THE PROBLEM — Search the data for the string "with" and gather each line it is in.

DATA FOR THE TASK —
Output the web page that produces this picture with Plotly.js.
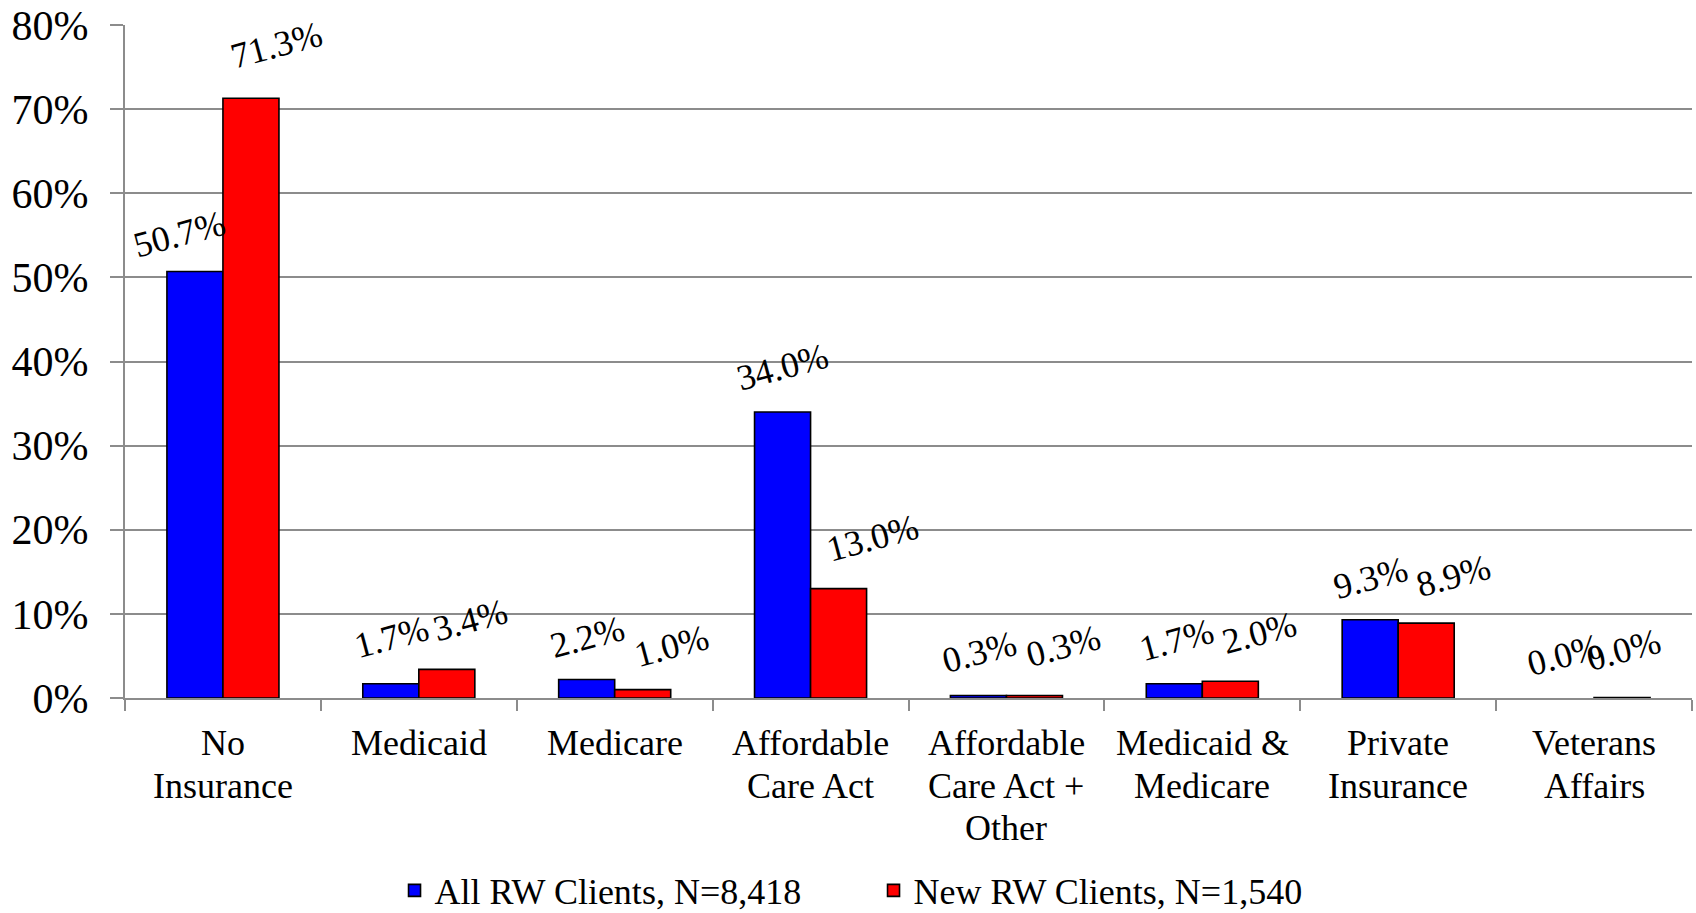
...
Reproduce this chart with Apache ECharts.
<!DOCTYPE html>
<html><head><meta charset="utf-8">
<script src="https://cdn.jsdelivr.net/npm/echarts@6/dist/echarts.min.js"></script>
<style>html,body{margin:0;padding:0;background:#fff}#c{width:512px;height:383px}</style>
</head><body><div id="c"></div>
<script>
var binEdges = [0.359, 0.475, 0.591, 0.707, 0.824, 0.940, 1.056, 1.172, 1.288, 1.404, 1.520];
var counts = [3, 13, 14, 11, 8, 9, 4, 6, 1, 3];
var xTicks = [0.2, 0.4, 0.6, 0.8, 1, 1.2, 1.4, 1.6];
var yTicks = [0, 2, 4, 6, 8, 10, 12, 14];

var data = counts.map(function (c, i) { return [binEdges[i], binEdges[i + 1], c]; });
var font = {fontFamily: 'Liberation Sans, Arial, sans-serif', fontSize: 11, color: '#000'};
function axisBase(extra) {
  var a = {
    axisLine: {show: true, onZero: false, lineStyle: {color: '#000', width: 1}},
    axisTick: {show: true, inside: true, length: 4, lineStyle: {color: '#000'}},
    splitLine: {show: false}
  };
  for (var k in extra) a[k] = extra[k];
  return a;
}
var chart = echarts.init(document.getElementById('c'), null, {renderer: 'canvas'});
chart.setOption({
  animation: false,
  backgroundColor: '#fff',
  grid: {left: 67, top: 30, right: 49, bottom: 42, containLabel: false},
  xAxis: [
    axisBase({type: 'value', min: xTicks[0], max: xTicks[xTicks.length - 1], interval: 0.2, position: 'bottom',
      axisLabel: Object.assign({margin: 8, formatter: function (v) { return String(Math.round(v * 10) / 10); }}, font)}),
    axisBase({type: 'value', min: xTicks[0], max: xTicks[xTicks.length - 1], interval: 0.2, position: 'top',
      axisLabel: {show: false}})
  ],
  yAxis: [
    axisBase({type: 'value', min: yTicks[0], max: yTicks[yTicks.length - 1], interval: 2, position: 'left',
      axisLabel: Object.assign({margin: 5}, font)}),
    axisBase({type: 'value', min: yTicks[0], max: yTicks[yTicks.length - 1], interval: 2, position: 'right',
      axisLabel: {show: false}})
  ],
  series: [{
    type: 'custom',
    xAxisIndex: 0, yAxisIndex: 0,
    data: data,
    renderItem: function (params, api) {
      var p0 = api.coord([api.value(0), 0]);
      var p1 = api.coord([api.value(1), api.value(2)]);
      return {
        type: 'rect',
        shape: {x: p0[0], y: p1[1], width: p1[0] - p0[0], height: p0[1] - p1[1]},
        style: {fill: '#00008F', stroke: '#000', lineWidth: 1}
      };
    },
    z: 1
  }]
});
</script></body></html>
==
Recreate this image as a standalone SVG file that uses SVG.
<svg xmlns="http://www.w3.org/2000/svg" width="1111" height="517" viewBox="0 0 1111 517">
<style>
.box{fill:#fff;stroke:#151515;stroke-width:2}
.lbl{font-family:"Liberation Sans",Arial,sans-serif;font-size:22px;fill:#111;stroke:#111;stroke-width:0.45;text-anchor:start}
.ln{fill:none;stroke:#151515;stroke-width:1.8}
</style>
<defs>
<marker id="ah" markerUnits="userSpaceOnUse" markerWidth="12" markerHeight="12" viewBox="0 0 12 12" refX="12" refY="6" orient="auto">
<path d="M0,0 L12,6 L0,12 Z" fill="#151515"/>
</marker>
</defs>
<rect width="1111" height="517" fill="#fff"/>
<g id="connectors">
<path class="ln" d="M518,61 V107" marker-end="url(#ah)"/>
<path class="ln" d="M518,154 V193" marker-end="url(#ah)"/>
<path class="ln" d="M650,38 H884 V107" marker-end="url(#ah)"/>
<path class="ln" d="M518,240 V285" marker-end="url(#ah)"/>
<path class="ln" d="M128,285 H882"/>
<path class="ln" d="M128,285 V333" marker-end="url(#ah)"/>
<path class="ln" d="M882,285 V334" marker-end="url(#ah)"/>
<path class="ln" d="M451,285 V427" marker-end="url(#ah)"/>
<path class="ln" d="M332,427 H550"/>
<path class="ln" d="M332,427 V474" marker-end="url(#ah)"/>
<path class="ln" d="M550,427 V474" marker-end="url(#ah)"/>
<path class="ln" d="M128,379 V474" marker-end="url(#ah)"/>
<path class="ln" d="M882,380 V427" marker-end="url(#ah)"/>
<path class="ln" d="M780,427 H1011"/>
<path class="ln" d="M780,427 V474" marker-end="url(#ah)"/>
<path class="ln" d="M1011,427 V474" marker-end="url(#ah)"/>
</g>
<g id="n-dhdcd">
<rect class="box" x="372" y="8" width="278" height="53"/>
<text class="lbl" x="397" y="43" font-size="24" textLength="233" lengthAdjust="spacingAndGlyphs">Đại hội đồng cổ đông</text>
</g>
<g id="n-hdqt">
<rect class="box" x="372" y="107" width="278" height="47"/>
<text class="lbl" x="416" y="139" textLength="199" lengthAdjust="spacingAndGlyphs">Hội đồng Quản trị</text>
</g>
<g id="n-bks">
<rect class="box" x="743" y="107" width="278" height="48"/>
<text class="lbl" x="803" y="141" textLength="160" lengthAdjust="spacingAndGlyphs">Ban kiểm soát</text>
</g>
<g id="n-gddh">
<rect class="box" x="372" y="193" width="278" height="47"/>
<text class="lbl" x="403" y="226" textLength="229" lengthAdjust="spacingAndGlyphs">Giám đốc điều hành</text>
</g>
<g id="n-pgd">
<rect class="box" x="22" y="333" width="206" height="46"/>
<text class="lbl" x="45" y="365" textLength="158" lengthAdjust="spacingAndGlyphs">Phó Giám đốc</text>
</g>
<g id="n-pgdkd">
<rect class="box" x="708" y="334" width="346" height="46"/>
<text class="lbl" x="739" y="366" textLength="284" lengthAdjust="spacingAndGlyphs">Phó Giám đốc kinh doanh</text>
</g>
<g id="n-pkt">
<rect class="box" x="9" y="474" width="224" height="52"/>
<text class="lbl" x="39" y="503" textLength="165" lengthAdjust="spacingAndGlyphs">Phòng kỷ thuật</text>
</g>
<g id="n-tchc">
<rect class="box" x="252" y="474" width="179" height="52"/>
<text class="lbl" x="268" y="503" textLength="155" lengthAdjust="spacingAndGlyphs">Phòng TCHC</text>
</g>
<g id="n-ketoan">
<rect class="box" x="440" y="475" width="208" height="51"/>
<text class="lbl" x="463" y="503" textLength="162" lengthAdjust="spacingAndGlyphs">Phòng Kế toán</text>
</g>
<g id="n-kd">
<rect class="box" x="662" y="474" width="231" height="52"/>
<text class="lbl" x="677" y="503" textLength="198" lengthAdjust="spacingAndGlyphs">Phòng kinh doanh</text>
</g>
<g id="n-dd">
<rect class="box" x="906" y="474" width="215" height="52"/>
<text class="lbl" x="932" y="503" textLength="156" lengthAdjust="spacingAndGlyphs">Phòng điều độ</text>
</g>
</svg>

FINAL RESULT —
Output the web page that produces this picture with Plotly.js.
Reproduce this chart with Apache ECharts.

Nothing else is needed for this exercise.